APPARENTLY the election campaign of 2009 is now in full swing - although it doesn't really seem to have caught fire despite claims from the parties that they're hard at it.

IT seems the election campaign of 2009 is now in full swing - although it doesn't really seem to have caught fire despite claims from the parties that they're hard at it.

I suspect they know that both the county council elections and European elections are foregone conclusions - that the Tories will win well, that the minor parties will largely be marginalised, and that Labour politicians will start sniping even harder at Gordon Brown's heels.

There is no doubt that the Tories will be the big winners this year. They have got themselves into the right mentality to fight and win elections.

After a 15-year hiatus they seem to have cottoned on nationally that it is better to fight your political opponents than fight yourselves.

In Suffolk that means they know they should be able to retain their control of the county council - a control they won back four years ago after 12 years of a Labour/LibDem administration.

The big question in the elections in Suffolk remains will the Tories be able to make serious inroads in Ipswich?

It would probably be good for the county council administration if they did - because that would make it impossible for the political leadership of the county to continue to ignore the town.

There has been a lamentable lack of understanding of Ipswich issues, and urban issues in general, among the county administration over the last four years.

The determination by the county to press ahead with a new fire station at a location that no one in Ipswich wanted - only for the decision to be vetoed by the government - is just one example of how the rural mafia have ignored the needs of the county's towns over the last four years.

A few more urban Tories, bringing an understanding of the issues facing town-dwellers, would be a welcome addition to an administration that has often seemed deaf to the concerns of those who don't live in the countryside or in attractive little market towns.

Labour in Ipswich will be fighting hard to retain its position in the elections - but has an uphill task to retain 10 of the 13 seats in the town.

The Liberal Democrats could also be squeezed - recent borough council elections have suggested that the town is edging back to its traditional two-party make-up and that could be bad news for Andrew Cann and Inga Lockington.

But what has struck me so far is the lack of campaigning that is currently under way. People aren't being bombarded with leaflets, finding canvassers on their doorsteps all the time, and you aren't seeing the usual forest of posters up all over the place.

Do the parties know this is a foregone conclusion and are saving their efforts for next year's general election?

As for the European election, the main interest seems to focus on where and when the BNP will turn up and make a nuisance of themselves.

There is some interest in seeing if UKIP will be able to maintain even a single seat in the region now that neither of its MEPs elected last time around are standing for the party again.

It was interesting to see that party invoking the spirit of Sir Winston Churchill in its campaign launch last month - perhaps someone really should have told them that in the years after the Second World War Churchill was one of the driving forces behind the formation of the original Common Market!

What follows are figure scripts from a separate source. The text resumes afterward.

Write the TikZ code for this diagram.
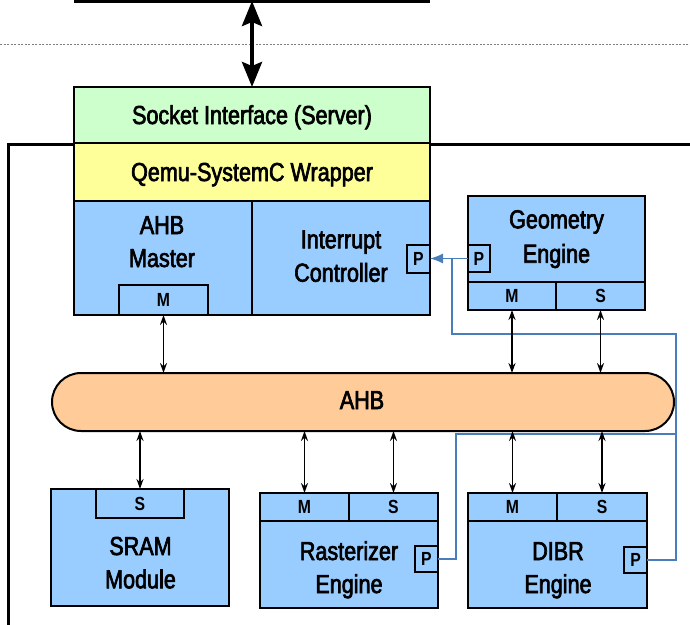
\documentclass[tikz,border=0pt]{standalone}
\usepackage{fontspec}
\setmainfont[FakeStretch=0.83]{Liberation Sans}
\newfontfamily\lblfont[FakeStretch=0.83,FakeBold=2.5]{Liberation Sans}
\usetikzlibrary{arrows.meta}
\definecolor{cgreen}{RGB}{204,255,204}
\definecolor{cyellow}{RGB}{255,255,153}
\definecolor{cblue}{RGB}{153,204,255}
\definecolor{cpeach}{RGB}{255,204,153}
\definecolor{cline}{RGB}{74,126,187}
\tikzset{
  box/.style={draw=black, line width=2pt, inner sep=0pt, outer sep=0pt, fill=cblue},
  cell/.style={box, font=\fontsize{19}{22}\selectfont\bfseries},
  lbl/.style={inner sep=0pt, anchor=base, font=\lblfont\fontsize{26}{33}\selectfont},
  bus/.style={<->, >={Stealth[length=10pt,width=7pt]}, line width=1.7pt},
  bigbus/.style={<->, >={Stealth[length=25pt,width=20pt,inset=4pt]}, line width=4pt},
  irq/.style={draw=cline, line width=1.3pt},
}
\begin{document}
\begin{tikzpicture}[x=1pt,y=-1pt]
\useasboundingbox (0,0) rectangle (690,624);
% dashed separator
\draw[gray, line width=1pt, dash pattern=on 2pt off 1.5pt] (0,44) -- (690,44);
% top box edge
\draw[line width=3pt] (74,1) -- (430,1);
\coordinate (topbox) at (252,1);
% outer frame
\draw[line width=3pt] (8,640) -- (8,144) -- (700,144);
% socket and wrapper
\node[box, fill=cgreen, minimum width=356, minimum height=56] (socket) at (252,115) {};
\node[box, fill=cyellow, minimum width=356, minimum height=58] (qemu) at (252,172) {};
\node[lbl] (tsocket) at (252,124) {Socket Interface (Server)};
\node[lbl] (tqemu) at (252,181) {Qemu-SystemC Wrapper};
% master and interrupt controller
\node[box, minimum width=178, minimum height=114] (master) at (163,258) {};
\node[box, minimum width=178, minimum height=114] (intc) at (341,258) {};
\node[cell, minimum width=89, minimum height=30] (mM) at (163.5,300) {M};
\node[cell, minimum width=23, minimum height=28] (iP) at (418.5,259) {P};
\node[lbl] (tahb1) at (162,234) {AHB};
\node[lbl] (tahb2) at (162,267) {Master};
\node[lbl] (tint1) at (341,248.3) {Interrupt};
\node[lbl] (tint2) at (341,281.7) {Controller};
% geometry engine
\node[box, minimum width=177, minimum height=114] (geo) at (556.5,253) {};
\node[cell, minimum width=88, minimum height=28] (gM) at (512,296) {M};
\node[cell, minimum width=89, minimum height=28] (gS) at (600.5,296) {S};
\node[cell, minimum width=22, minimum height=27] (gP) at (479,258.5) {P};
\node[lbl] (tgeo1) at (556.5,228.3) {Geometry};
\node[lbl] (tgeo2) at (556.5,262.7) {Engine};
% bus
\node[box, fill=cpeach, minimum width=622, minimum height=58, rounded corners=29pt] (ahb) at (363,402) {};
\node[lbl] (tahb) at (362,409) {AHB};
% SRAM
\node[box, minimum width=178, minimum height=117] (sram) at (140,547.5) {};
\node[cell, minimum width=88, minimum height=29] (sS) at (140,503.5) {S};
\node[lbl] (tsram1) at (140.5,555) {SRAM};
\node[lbl] (tsram2) at (140.5,588.3) {Module};
% rasterizer
\node[box, minimum width=178, minimum height=115] (rast) at (349,550.5) {};
\node[cell, minimum width=89, minimum height=28] (rM) at (304.5,507) {M};
\node[cell, minimum width=89, minimum height=28] (rS) at (393.5,507) {S};
\node[cell, minimum width=23, minimum height=26] (rP) at (426.5,559) {P};
\node[lbl] (trast1) at (349,560) {Rasterizer};
\node[lbl] (trast2) at (349,593) {Engine};
% DIBR
\node[box, minimum width=179, minimum height=115] (dibr) at (557.5,550.5) {};
\node[cell, minimum width=89, minimum height=28] (dM) at (512.5,507) {M};
\node[cell, minimum width=90, minimum height=28] (dS) at (602,507) {S};
\node[cell, minimum width=23, minimum height=26] (dP) at (635.5,560) {P};
\node[lbl] (tdibr1) at (558,560) {DIBR};
\node[lbl] (tdibr2) at (558,593) {Engine};
% interrupt lines
\coordinate (j1) at (452,258.5);
\coordinate (j2) at (452,334);
\coordinate (j3) at (676,334);
\coordinate (j4) at (676,434);
\coordinate (j5) at (456,434);
\draw[irq, -{Latex[length=13pt,width=10pt]}] (gP.west) -- (gP.west -| iP.east);
\draw[irq] (j1) -- (j2) -- (j3) -- (j3 |- dP.east) -- (dP.east);
\draw[irq] (j4) -- (j5) -- (j5 |- rP.east) -- (rP.east);
% bus connections
\draw[bigbus] (socket.north) -- (topbox);
\draw[bus] (mM.south) -- (mM.south |- ahb.north);
\draw[bus] (gM.south) -- (gM.south |- ahb.north);
\draw[bus] (gS.south) -- (gS.south |- ahb.north);
\draw[bus] (sS.north) -- (sS.north |- ahb.south);
\draw[bus] (rM.north) -- (rM.north |- ahb.south);
\draw[bus] (rS.north) -- (rS.north |- ahb.south);
\draw[bus] (dM.north) -- (dM.north |- ahb.south);
\draw[bus] (dS.north) -- (dS.north |- ahb.south);
\end{tikzpicture}
\end{document}
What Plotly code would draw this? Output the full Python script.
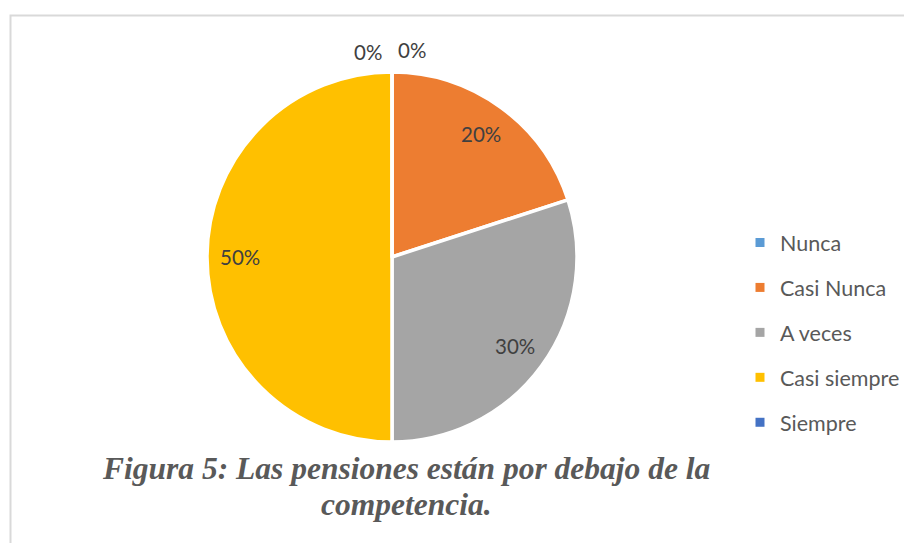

EVEN before his party is mauled at this year's elections the knives are being sharpened by Gordon Brown's colleagues.

Cabinet pygmy Hazel Blears sounded off about the party's need to campaign with a stinging attack on his leadership at the weekend - and you have to admire the sheer brass neck of the woman to then deny she was having a go at her boss.

Saying “You Tube if you want to, but there's no substitute for going out campaigning” at the end of a week when the prime minister came under fire for going online was an obvious attack on him.

His comparatively weak position was shown by the fact that she wasn't sacked on the spot - maybe Mr Brown feels he has enough troublesome ex-cabinet members already with the likes of David Blunkett and Charles Clarke taking every opportunity presented to them to show they don't know the meaning of the expression party unity!

Mr Brown has his faults - but in the current economic climate he is the only person in his party with the authority to lead the country.

Does anyone seriously think that with Harriet Harman or David Milliband in Downing Street all our economic troubles would be over? The only difference would be that no one outside Westminster would recognise them!

Britain is suffering from being in a world recession - it wasn't caused by Mr Brown and his government, it was caused by a collapse of the banking system that had been encouraged by governments around the world.

And the sooner that members of his party recognise that changing the captain will change nothing about how their party is seen in the country the better.

If the Blears, Blunketts, and Clarkes of this world want a change in leadership they would do better to wait 15 months - and have the argument when their party is in opposition.

Because sacking Gordon Brown will lead to a far heavier defeat than will happen otherwise.